AUGUST 17, 2017    SINGLE IN THE '70s

The Reelz cable TV network will show a documentary on the late Mary Tyler Moore tonight.

When the Mary Tyler Moore show premiered in September 1970, I identified with the character Mary Richards.  That very month, I too was tackling my first job in local television.  And, like Mary, I was a single young professional.

Unlike Mary, however, I was still living with my parents.  I envied her studio apartment.

Other residents in the building were Phyllis and Rhoda.  Mary had to be polite to her landlady, the rather annoying Phyllis, who lived downstairs with her husband and daughter.

However, Rhoda lived upstairs, and in the beginning I actively disliked her.  She kept dropping in on Mary and disrupting her privacy.  What good is having your own apartment if you can't keep the neighbors out?

Veteran television writer Ken Levine remembers the actress Mary Tyler Moore.  "More than just a beloved entertainer, she helped paved the way for feminism in the 1970's.  She affected people's lives.  The Mary Tyler Moore show, in my humble old-school opinion, is one of the finest sitcoms ever produced.  It hit all the targets — consistently laugh-out-loud funny, characters you cared about, and groundbreaking subject matter that helped shape society in a positive way."

He gave some examples of that subject matter.  They reminded me of another young woman of the 1970's whose letters I quoted here last year.
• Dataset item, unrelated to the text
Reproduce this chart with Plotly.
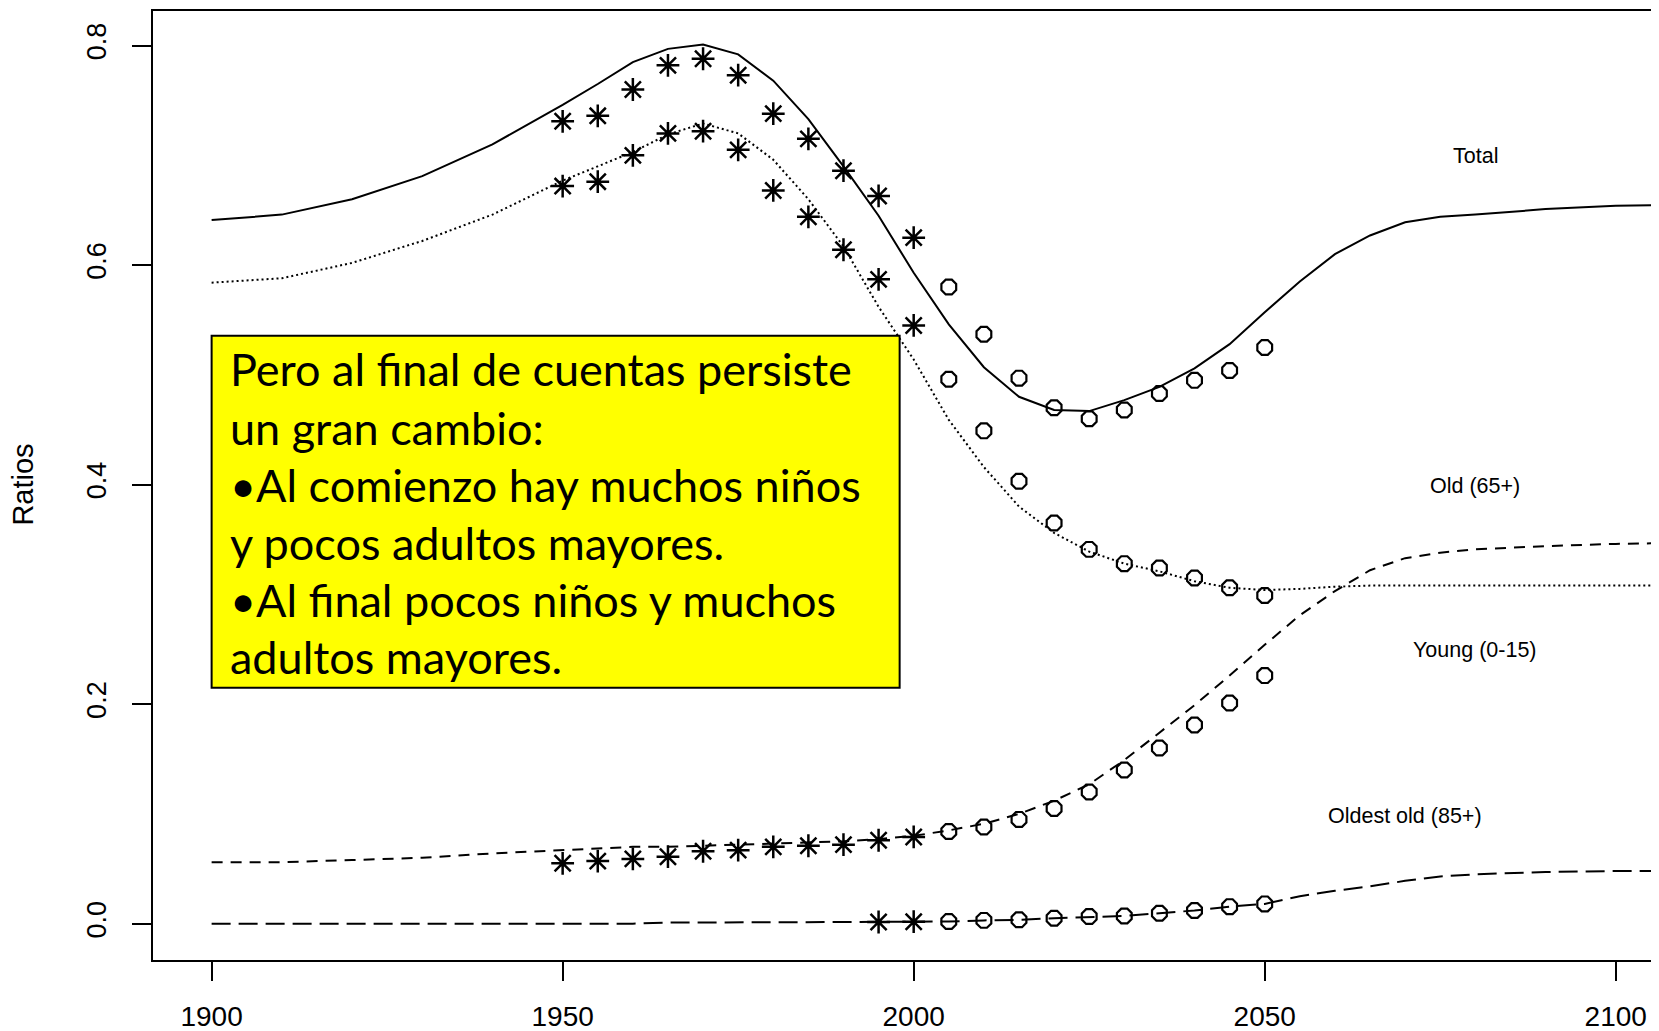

"Storylines that were somewhat revolutionary back then — a single woman working, a single woman   spending a night at a man's apartment, a single woman on the pill, a single woman fighting for equality in a man's world — those stories no longer have the same punch.  The series feels and looks a little dated.  So the bottom line is you don't see Mary Tyler Moore in syndication as much.  It's on nostalgia channels and streaming services but you have to really seek it out.  By the way, it's worth seeking out."
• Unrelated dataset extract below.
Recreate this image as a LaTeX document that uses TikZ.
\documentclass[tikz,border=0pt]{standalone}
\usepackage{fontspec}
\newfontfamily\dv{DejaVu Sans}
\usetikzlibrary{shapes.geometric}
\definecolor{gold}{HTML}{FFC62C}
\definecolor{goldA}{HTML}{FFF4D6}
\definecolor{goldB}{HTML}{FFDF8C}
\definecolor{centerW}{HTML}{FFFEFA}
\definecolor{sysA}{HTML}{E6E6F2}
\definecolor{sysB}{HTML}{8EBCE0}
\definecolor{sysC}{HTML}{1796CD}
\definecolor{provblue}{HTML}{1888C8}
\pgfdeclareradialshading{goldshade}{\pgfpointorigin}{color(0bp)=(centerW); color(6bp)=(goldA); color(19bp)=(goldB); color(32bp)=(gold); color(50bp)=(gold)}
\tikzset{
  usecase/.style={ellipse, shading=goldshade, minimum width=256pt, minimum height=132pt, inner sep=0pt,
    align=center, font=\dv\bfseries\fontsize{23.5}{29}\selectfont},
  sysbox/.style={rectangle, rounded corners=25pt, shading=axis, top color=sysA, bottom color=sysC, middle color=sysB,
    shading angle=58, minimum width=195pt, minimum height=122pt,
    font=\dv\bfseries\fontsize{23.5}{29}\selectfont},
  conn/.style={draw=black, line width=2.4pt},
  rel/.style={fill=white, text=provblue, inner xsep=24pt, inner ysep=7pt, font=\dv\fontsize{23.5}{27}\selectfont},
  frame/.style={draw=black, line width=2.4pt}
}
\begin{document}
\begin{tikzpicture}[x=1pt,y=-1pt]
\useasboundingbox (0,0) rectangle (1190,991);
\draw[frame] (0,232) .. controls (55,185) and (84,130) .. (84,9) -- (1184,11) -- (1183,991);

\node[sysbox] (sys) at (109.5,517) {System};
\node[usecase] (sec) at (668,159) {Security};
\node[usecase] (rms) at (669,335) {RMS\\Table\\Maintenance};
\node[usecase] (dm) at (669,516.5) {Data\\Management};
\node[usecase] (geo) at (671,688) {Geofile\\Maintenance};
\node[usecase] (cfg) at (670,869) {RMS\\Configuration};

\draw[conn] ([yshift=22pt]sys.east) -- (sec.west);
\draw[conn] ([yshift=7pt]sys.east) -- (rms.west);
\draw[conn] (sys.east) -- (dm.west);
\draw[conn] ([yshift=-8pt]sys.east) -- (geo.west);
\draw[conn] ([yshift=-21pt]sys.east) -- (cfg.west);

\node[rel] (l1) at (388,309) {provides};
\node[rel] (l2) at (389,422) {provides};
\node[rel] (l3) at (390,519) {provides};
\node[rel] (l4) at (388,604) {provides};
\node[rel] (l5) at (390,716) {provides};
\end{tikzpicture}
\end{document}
Everyone's talking about observing the total eclipse of the sun next Monday.  If you can't watch it, I can show you news coverage of a similar event that took place before almost all of us were born.  I'll even throw in footage of a related event whose 92nd anniversary is only three weeks away.

This is Hangar No. 1 in Lakehurst, New Jersey.  The year is 1924.

On the far right: a German-built dirigible that recently flew non-stop across the Atlantic, then was renamed USS Los Angeles.  Alongside it: the first rigid airship built by the U.S. Navy, the USS Shenandoah.

The Germans filled their airships with hydrogen.  That would prove unlucky 13 years later when the Hindenburg caught fire and crashed at Lakehurst.  The Americans preferred helium, which was non-flammable but much more expensive at $55 per thousand cubic feet (Mcf).  Helium was so scarce that at one point the Shenandoah had to loan its 2,100 Mcf, much of the world's reserves, to its sister airship.

Fully gassed up, the Los Angeles took off to observe a solar eclipse on January 24, 1925.  (On the ground, the eclipse was total in Manhattan, but only north of 96th Street.)  Here's the footage.  The first minute shows a different airship, a blimp that appears to have been patched with duct tape.

The other dirigible, the Shenandoah, was refilled, and seven months later it headed west.  But it ran into bad weather over Ohio and crashed on September 3, 1925.

Here's the musical story of how "the ship gave up the flight," and here's film footage of the aftermath.  Near the end of that newsreel, you can see men tearing off pieces of the airship's fabric covering and carrying them away.

As I wrote here, the scene was visited by two of my uncles.  (This photo shows two other guys.)  Jim Buckingham had just entered Byesville High School as a freshman, and his brother Ralph was a junior.  Having heard that an airship had come down not far away, they hopped in a car and drove ten miles south on the Marietta Road to see the crash scene.  They brought a piece home.  As a result, a scrap of the Shenandoah has been passed down to me.